First, the Proclamation explicitly states that it does not "extend or otherwise alter existing Federal or State law or any jurisdiction, rights, legal interests, or obligations derived therefrom." Id. Indeed, the legal opinion issued by the Department of Justice Office of the Legal Counsel ("OLC") in connection with Proclamation 5928 highlights this limitation. According to the OLC, in determining whether a Presidential Proclamation affects a particular statute, one must determine whether Congress "intended" the statute to be so affected. Douglas W. Kmiec, Legal Issues Raised by the Proposed Presidential Proclamation to Extend the Territorial Sea, 1 TERR. SEA. J. 1, 23 (1990). Notably, the OLC opined that those statutes "that use the term `territorial sea' but then define it as `three miles seaward from the coast of the United States'" remain unaffected by Proclamation 5928. Id. Because DOHSA defines its boundary as "three nautical miles" from U.S. shores, there is, under the OLC's reasoning, a presumption that Proclamation 5928 did nothing to alter it. Second, Congress specifically chose to amend certain maritime statutes to incorporate the extension of U.S. territorial waters enacted through Proclamation 5928. See Coast Guard Authorization Act of 1998, Pub.L. No. 105-383, § 301 (1998) (amending the Ports and Waterways Safety Act to comport with Proclamation 5928). DOHSA, however, is notably absent from mention as one of the congressionally amended statutes.
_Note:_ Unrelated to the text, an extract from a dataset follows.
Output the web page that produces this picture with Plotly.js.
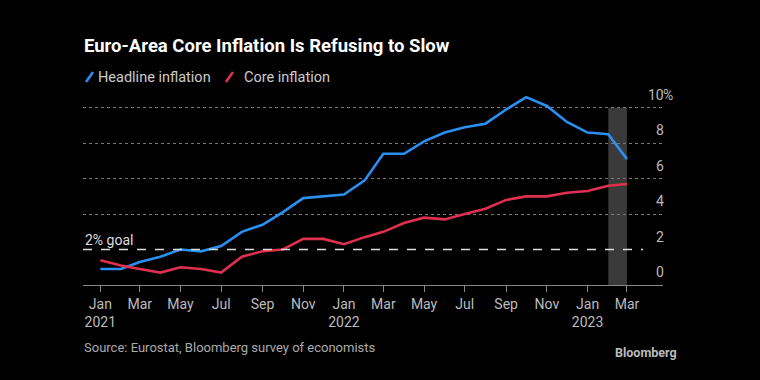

Finally, though we do not decide the issue, we remain doubtful that the President would have the authority to alter the remedial scheme set forth in DOHSA through a proclamation. The President has the authority to extend or contract the territorial sea pursuant to his constitutionally delegated power over foreign relations. See Kmiec, supra, at 3541. The power to create and alter the scope of federally-created remedies for victims of wrongful acts, however, remains squarely within Congress. There is nothing in the record suggesting that Congress intended to delegate to the executive branch the power to determine the scope of DOHSA, nor did Congress itself act to alter DOHSA's scope in accordance with the Proclamation 5928. Therefore, basic principles of separation of powers counsel against the conclusion that Proclamation 5928 implicitly altered the scope of a congressionally defined remedial scheme.
The precise question before us, whether DOHSA applies to the area between three and twelve nautical miles from United States shores, can be resolved by looking at the text of DOHSA, which explicitly places its boundary at three nautical miles from United States shores. Congressional action amending DOHSA also reveals Congress's continuing understanding that DOHSA applies to the area between three and twelve nautical miles from shore, even after the extension of U.S. territorial waters. Therefore, we conclude that DOHSA applies to all waters beyond three nautical miles from United States shores. The helicopter crash in this case is governed by DOHSA's remedial scheme.